Standing at the shore I wasn’t sure if I was looking at barriers or strategically-placed boulders that were meant to break tides. They weren’t obstructive to the setting sun but they definitely stole the focus, robbing the limelight of a star. It was a strange scene, some dozen ominous forms, sitting somewhere in the middle of an empty beach at low tide. A curious mind wanders and, as always, I wander with it towards the unknown. As I drew closer, I could slowly make out the shapes. Color began to take form and that form was consistent between them all. They were lobster traps, side by side, in three neat lines. Someone had probably just set them up, anticipating the night tide.

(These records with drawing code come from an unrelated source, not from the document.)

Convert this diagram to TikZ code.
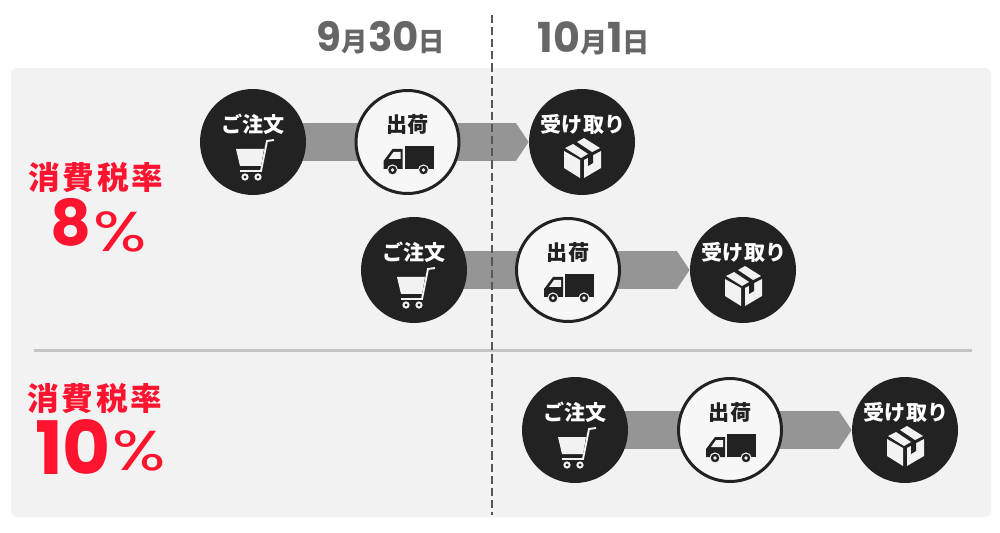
\documentclass[tikz,border=0pt]{standalone}
\usepackage{fontspec}
\setmainfont{Noto Sans CJK JP}
\newfontfamily\jpspaced{Noto Sans CJK JP}[LetterSpace=9]
\newfontfamily\numfont{Poppins}
\newfontfamily\pctfont{Poppins}[FakeStretch=1.25]
\usetikzlibrary{arrows.meta,backgrounds}
\definecolor{panelgray}{HTML}{F2F2F2}
\definecolor{circledark}{HTML}{222222}
\definecolor{bandgray}{HTML}{959595}
\definecolor{rulegray}{HTML}{C4C4C4}
\definecolor{dategray}{HTML}{666666}
\definecolor{taxred}{HTML}{FF1430}
\tikzset{
  orderdot/.style={circle,fill=circledark,draw=none,inner sep=0pt,minimum size=2.12cm},
  shipdot/.style={circle,fill=panelgray!60!white,draw=circledark,line width=1.7pt,inner sep=0pt,minimum size=2.06cm},
  band/.style={bandgray,line width=38*0.569pt},
  bandtip/.style={band,-{Triangle[length=7.4pt,width=21.63pt]}},
  datetext/.style={text=dategray,inner sep=0pt,font=\bfseries},
  ratetext/.style={text=taxred,inner sep=0pt,font=\bfseries},
  pcttext/.style={text=taxred,inner sep=0pt},
  steptext/.style={inner sep=0pt,font=\fontsize{12}{14}\selectfont\bfseries},
  orderpic/.pic={
    \node[steptext,text=white] (-label) at (0,-18) {ご注文};
    \fill[panelgray] (-17,7) -- (11,7) -- (8,24) -- (-13,24) -- cycle;
    \draw[panelgray,line width=1.1pt] (21,-2) -- (14,-1) -- (8,29) -- (-13,29);
    \draw[panelgray,line width=1.1pt] (-8,35) circle (2.6) (5,35) circle (2.6);
  },
  shippic/.pic={
    \node[steptext,text=circledark] (-label) at (0,-18) {出荷};
    \fill[circledark] (-3,4) rectangle (26,27);
    \fill[circledark] (-5,7) -- (-15,7) -- (-24,19) -- (-24,27) -- (-5,27) -- cycle;
    \fill[panelgray] (-7,10) -- (-14,10) -- (-19,17) -- (-7,17) -- cycle;
    \filldraw[fill=circledark,draw=panelgray,line width=0.6pt] (-15,28) circle (5) (16,28) circle (5);
    \fill[panelgray] (-15,28) circle (1.8) (16,28) circle (1.8);
  },
  recvpic/.pic={
    \node[steptext,text=white] (-label) at (1,-18) {受け取り};
    \fill[panelgray] (-18,9) -- (-2,18) -- (-2,36) -- (-18,26) -- cycle;
    \fill[panelgray] (2,18) -- (19,9) -- (19,26) -- (2,36) -- cycle;
    \fill[panelgray] (-17,6) -- (-9,2) -- (6,12) -- (-1,16) -- cycle;
    \fill[panelgray] (-5,0) -- (2,-4) -- (18,6) -- (10,10) -- cycle;
    \fill[circledark] (6,15) -- (11,12) -- (11,21) -- (6,24) -- cycle;
  }
}
\begin{document}
\begin{tikzpicture}[x=0.02cm,y=-0.02cm]
        \useasboundingbox (0,0) rectangle (1000,533);
        % first row
        \node[orderdot] (order1) at (253,142) {};
        \node[shipdot] (ship1) at (407.5,142) {};
        \node[orderdot] (recv1) at (582,142) {};
        % second row
        \node[orderdot] (order2) at (414,270) {};
        \node[shipdot] (ship2) at (568,270) {};
        \node[orderdot] (recv2) at (743,270) {};
        % third row
        \node[orderdot] (order3) at (575,430) {};
        \node[shipdot] (ship3) at (730,430) {};
        \node[orderdot] (recv3) at (905,430) {};
        \begin{scope}[on background layer]
          \fill[white] (0,0) rectangle (1000,533);
          \fill[panelgray,rounded corners=0.12cm] (11,68) rectangle (991,517);
          \draw[rulegray,line width=1.7pt] (34,350.5) -- (972,350.5);
          \draw[band] (order1.center) -- (ship1.center);
          \draw[bandtip] (ship1.center) -- (recv1.west);
          \draw[band] (order2.center) -- (ship2.center);
          \draw[bandtip] (ship2.center) -- (recv2.west);
          \draw[band] (order3.center) -- (ship3.center);
          \draw[bandtip] (ship3.center) -- (recv3.west);
        \end{scope}
        \pic (cart1) at (order1) {orderpic};
        \pic (truck1) at (ship1) {shippic};
        \pic (box1) at (recv1) {recvpic};
        \pic (cart2) at (order2) {orderpic};
        \pic (truck2) at (ship2) {shippic};
        \pic (box2) at (recv2) {recvpic};
        \pic (cart3) at (order3) {orderpic};
        \pic (truck3) at (ship3) {shippic};
        \pic (box3) at (recv3) {recvpic};
        % date line and labels
        \coordinate (datetop) at (492,15);
        \coordinate (datebottom) at (492,515);
        \draw[dategray!85!black,line width=1.1pt,dash pattern=on 4.6pt off 2.3pt] (datetop) -- (datebottom);
        \node[datetext,anchor=base] (sept) at (381,51.5) {\numfont\fontsize{23}{24}\selectfont 9\rmfamily\fontsize{15}{16}\selectfont 月\numfont\fontsize{23}{24}\selectfont 30\rmfamily\fontsize{15}{16}\selectfont 日};
        \node[datetext,anchor=base] (oct) at (594,52.5) {\numfont\fontsize{23.5}{24}\selectfont 10\rmfamily\fontsize{15.5}{16}\selectfont 月\numfont\fontsize{23.5}{24}\selectfont 1\rmfamily\fontsize{15.5}{16}\selectfont 日};
        % tax labels
        \node[ratetext] (taxname8) at (96,178) {\jpspaced\fontsize{18}{20}\selectfont 消費税率};
        \node[ratetext] (taxrate8) at (70.5,222) {\numfont\fontsize{36}{40}\selectfont 8};
        \node[pcttext] (taxpct8) at (120,231.5) {\pctfont\fontsize{32}{36}\selectfont\%};
        \node[ratetext] (taxname10) at (95,399) {\jpspaced\fontsize{18}{20}\selectfont 消費税率};
        \node[ratetext] (taxrate10) at (73,447.5) {\numfont\fontsize{42}{46}\selectfont 10};
        \node[pcttext] (taxpct10) at (139,451) {\pctfont\fontsize{32}{36}\selectfont\%};
      \end{tikzpicture}
\end{document}
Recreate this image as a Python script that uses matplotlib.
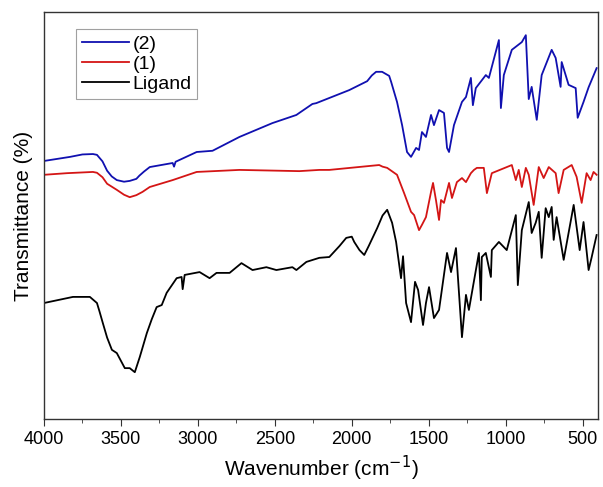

I learned about lobster traps from Runescape, actually. It was by no means an accurate depiction of using the actual things. My character would crouch down, knees on the dock, dunk a cage much too small into a whirlpool (a whirlpool indicated there was something to fish), shimmy it — a little left and little right — and then stand back up within a couple seconds. It was labor intensive and looked much more like panning for gold while breaking your knees. Anyways, I’d fish for a ton of lobsters, cook them in a fire (which was also on you knees), and sell them off to people who bought hundreds and thousands at a time who needed them for HP, fighting high-level creatures. It’s funny how characters could pack away 20+ lobsters and eat them in an instant even with shell on and all. I wish lobster was that easy to eat in real life.
There were a bunch of cages, piled high in front of a lighthouse and a sign advertising that they were being sold for $5. What’s up with that? $5 is less than the cost of a McLobster. I wonder if it’s easy to use. Venture out when it’s low tide and when the diurnal tides cycle through, you come back to a cage full of lobsters?